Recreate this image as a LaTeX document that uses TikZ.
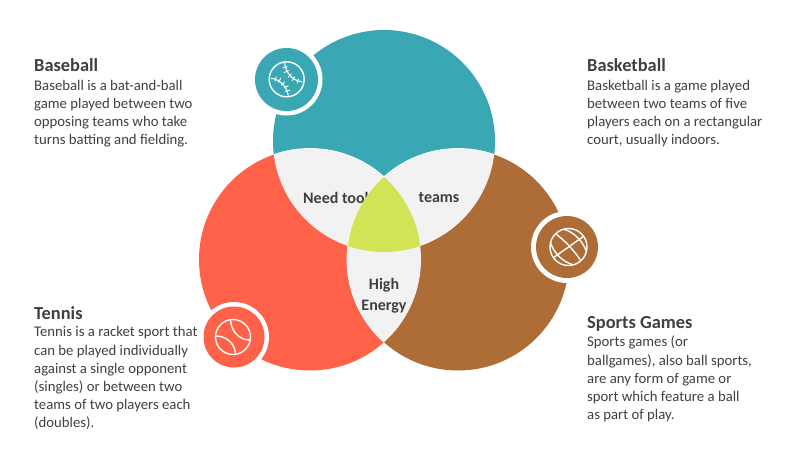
\documentclass[tikz,border=0pt]{standalone}
\usepackage{fontspec}
\setmainfont{Carlito}
\definecolor{tealball}{HTML}{3AA7B4}
\definecolor{redball}{HTML}{FF6149}
\definecolor{brownball}{HTML}{AE6C37}
\definecolor{limeball}{HTML}{D2E356}
\definecolor{lensgray}{HTML}{F2F2F2}
\definecolor{textgray}{HTML}{404040}
\tikzset{
  title/.style = {anchor=north west, inner sep=0pt, font=\fontsize{18.4}{20}\selectfont\bfseries, text=textgray},
  blurb/.style = {anchor=north west, inner sep=0pt, align=left, font=\fontsize{14.75}{18.1}\selectfont, text=textgray},
  lens/.style = {inner sep=0pt, align=center, font=\fontsize{16}{21.5}\selectfont\bfseries, text=textgray},
  iconline/.style = {draw=white, line width=1.4pt, line cap=round}
}
\newcommand{\tealcirc}{(384,141) circle (111)}
\newcommand{\redcirc}{(310,259.5) circle (111)}
\newcommand{\browncirc}{(458,259.5) circle (111)}
\begin{document}
\begin{tikzpicture}[x=1pt,y=-1pt]
  \useasboundingbox (0,0) rectangle (800,467);
  \fill[white] (0,0) rectangle (800,467);
  % three circles
  \fill[tealball] \tealcirc;
  \fill[redball] \redcirc;
  \fill[brownball] \browncirc;
  % overlaps
  \begin{scope}
    \clip \tealcirc;
    \fill[lensgray, draw=white, line width=0.8pt] \redcirc;
    \fill[lensgray, draw=white, line width=0.8pt] \browncirc;
  \end{scope}
  \begin{scope}
    \clip \redcirc;
    \fill[lensgray, draw=white, line width=0.8pt] \browncirc;
  \end{scope}
  \node[lens, anchor=west] (needtool) at (303,198) {Need tool};
  \node[lens] (teams) at (439,198) {teams};
  \node[lens] (high) at (384,295.5) {High\\Energy};
  % the lime part hides the end of the label
  \begin{scope}
    \clip \redcirc;
    \clip \browncirc;
    \fill[limeball] \tealcirc;
  \end{scope}
  % baseball badge
  \fill[white] (286.5,79.5) circle (36);
  \fill[tealball] (286.5,79.5) circle (31.5);
  \draw[iconline] (286.7,79.3) circle (17.5);
  \begin{scope}[shift={(286.7,79.3)}]
    \draw[iconline, line width=1.1pt] (-2,-16) .. controls (-1,-7) and (5,1) .. (15,2.5);
    \draw[iconline, line width=1.1pt] (-15.5,-1) .. controls (-7,0) and (0,7) .. (1.5,16);
    \foreach \x/\y/\r in {-1.6/-12/-15, -0.3/-7.8/-25, 3/-3.8/-45, 6.7/-0.6/-60, 11/1.7/-75,
        -11/-0.4/-75, -7.2/1/-60, -3.8/4.2/-45, -0.6/7.5/-25, 1/11.5/-15}{
      \draw[white, line width=0.9pt] (\x,\y) ++(\r:2.5) -- ++(\r+180:5);
    }
  \end{scope}
  % tennis badge
  \fill[white] (234,337) circle (35);
  \fill[redball] (234,337) circle (30.5);
  \draw[iconline] (233,337) circle (17.5);
  \begin{scope}
    \clip (233,337) circle (17.5);
    \draw[iconline] (230.5,320) .. controls (231,331) and (239,340) .. (250,340);
    \draw[iconline] (216,336) .. controls (226,336) and (235,343) .. (235.5,354);
  \end{scope}
  % basketball badge
  \fill[white] (567,247) circle (36);
  \fill[brownball] (567,247) circle (31);
  \draw[iconline] (568.5,247) circle (18.5);
  \begin{scope}
    \clip (568.5,247) circle (18.5);
    \draw[iconline] (556,234) .. controls (564,240) and (574,250) .. (581,261);
    \draw[iconline] (584,236) -- (553,258);
    \draw[iconline] (563,229) .. controls (575,232) and (584,243) .. (587,253);
    \draw[iconline] (550,241) .. controls (553,252) and (562,262) .. (574,265);
  \end{scope}
  % texts
  \node[title] (baseballhd) at (34,58) {Baseball};
  \node[blurb] (baseballtx) at (34,79.7) {Baseball is a bat-and-ball\\game played between two\\opposing teams who take\\turns batting and fielding.};
  \node[title] (baskethd) at (587,58) {Basketball};
  \node[blurb] (baskettx) at (587,79.7) {Basketball is a game played\\between two teams of five\\players each on a rectangular\\court, usually indoors.};
  \node[title] (tennishd) at (34,306) {Tennis};
  \node[blurb] (tennistx) at (34,326.5) {Tennis is a racket sport that\\can be played individually\\against a single opponent\\(singles) or between two\\teams of two players each\\(doubles).};
  \node[title] (sportshd) at (587,316) {Sports Games};
  \node[blurb] (sportstx) at (587,336) {Sports games (or\\ballgames), also ball sports,\\are any form of game or\\sport which feature a ball\\as part of play.};
\end{tikzpicture}
\end{document}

### Problem description:
Leaving out the pictures, repeat the data above exactly.

### Answer to this exercise:
Recreate this image as a LaTeX document that uses TikZ.
\documentclass[tikz,border=0pt]{standalone}
\usepackage{fontspec}
\setmainfont{Carlito}
\definecolor{tealball}{HTML}{3AA7B4}
\definecolor{redball}{HTML}{FF6149}
\definecolor{brownball}{HTML}{AE6C37}
\definecolor{limeball}{HTML}{D2E356}
\definecolor{lensgray}{HTML}{F2F2F2}
\definecolor{textgray}{HTML}{404040}
\tikzset{
  title/.style = {anchor=north west, inner sep=0pt, font=\fontsize{18.4}{20}\selectfont\bfseries, text=textgray},
  blurb/.style = {anchor=north west, inner sep=0pt, align=left, font=\fontsize{14.75}{18.1}\selectfont, text=textgray},
  lens/.style = {inner sep=0pt, align=center, font=\fontsize{16}{21.5}\selectfont\bfseries, text=textgray},
  iconline/.style = {draw=white, line width=1.4pt, line cap=round}
}
\newcommand{\tealcirc}{(384,141) circle (111)}
\newcommand{\redcirc}{(310,259.5) circle (111)}
\newcommand{\browncirc}{(458,259.5) circle (111)}
\begin{document}
\begin{tikzpicture}[x=1pt,y=-1pt]
  \useasboundingbox (0,0) rectangle (800,467);
  \fill[white] (0,0) rectangle (800,467);
  % three circles
  \fill[tealball] \tealcirc;
  \fill[redball] \redcirc;
  \fill[brownball] \browncirc;
  % overlaps
  \begin{scope}
    \clip \tealcirc;
    \fill[lensgray, draw=white, line width=0.8pt] \redcirc;
    \fill[lensgray, draw=white, line width=0.8pt] \browncirc;
  \end{scope}
  \begin{scope}
    \clip \redcirc;
    \fill[lensgray, draw=white, line width=0.8pt] \browncirc;
  \end{scope}
  \node[lens, anchor=west] (needtool) at (303,198) {Need tool};
  \node[lens] (teams) at (439,198) {teams};
  \node[lens] (high) at (384,295.5) {High\\Energy};
  % the lime part hides the end of the label
  \begin{scope}
    \clip \redcirc;
    \clip \browncirc;
    \fill[limeball] \tealcirc;
  \end{scope}
  % baseball badge
  \fill[white] (286.5,79.5) circle (36);
  \fill[tealball] (286.5,79.5) circle (31.5);
  \draw[iconline] (286.7,79.3) circle (17.5);
  \begin{scope}[shift={(286.7,79.3)}]
    \draw[iconline, line width=1.1pt] (-2,-16) .. controls (-1,-7) and (5,1) .. (15,2.5);
    \draw[iconline, line width=1.1pt] (-15.5,-1) .. controls (-7,0) and (0,7) .. (1.5,16);
    \foreach \x/\y/\r in {-1.6/-12/-15, -0.3/-7.8/-25, 3/-3.8/-45, 6.7/-0.6/-60, 11/1.7/-75,
        -11/-0.4/-75, -7.2/1/-60, -3.8/4.2/-45, -0.6/7.5/-25, 1/11.5/-15}{
      \draw[white, line width=0.9pt] (\x,\y) ++(\r:2.5) -- ++(\r+180:5);
    }
  \end{scope}
  % tennis badge
  \fill[white] (234,337) circle (35);
  \fill[redball] (234,337) circle (30.5);
  \draw[iconline] (233,337) circle (17.5);
  \begin{scope}
    \clip (233,337) circle (17.5);
    \draw[iconline] (230.5,320) .. controls (231,331) and (239,340) .. (250,340);
    \draw[iconline] (216,336) .. controls (226,336) and (235,343) .. (235.5,354);
  \end{scope}
  % basketball badge
  \fill[white] (567,247) circle (36);
  \fill[brownball] (567,247) circle (31);
  \draw[iconline] (568.5,247) circle (18.5);
  \begin{scope}
    \clip (568.5,247) circle (18.5);
    \draw[iconline] (556,234) .. controls (564,240) and (574,250) .. (581,261);
    \draw[iconline] (584,236) -- (553,258);
    \draw[iconline] (563,229) .. controls (575,232) and (584,243) .. (587,253);
    \draw[iconline] (550,241) .. controls (553,252) and (562,262) .. (574,265);
  \end{scope}
  % texts
  \node[title] (baseballhd) at (34,58) {Baseball};
  \node[blurb] (baseballtx) at (34,79.7) {Baseball is a bat-and-ball\\game played between two\\opposing teams who take\\turns batting and fielding.};
  \node[title] (baskethd) at (587,58) {Basketball};
  \node[blurb] (baskettx) at (587,79.7) {Basketball is a game played\\between two teams of five\\players each on a rectangular\\court, usually indoors.};
  \node[title] (tennishd) at (34,306) {Tennis};
  \node[blurb] (tennistx) at (34,326.5) {Tennis is a racket sport that\\can be played individually\\against a single opponent\\(singles) or between two\\teams of two players each\\(doubles).};
  \node[title] (sportshd) at (587,316) {Sports Games};
  \node[blurb] (sportstx) at (587,336) {Sports games (or\\ballgames), also ball sports,\\are any form of game or\\sport which feature a ball\\as part of play.};
\end{tikzpicture}
\end{document}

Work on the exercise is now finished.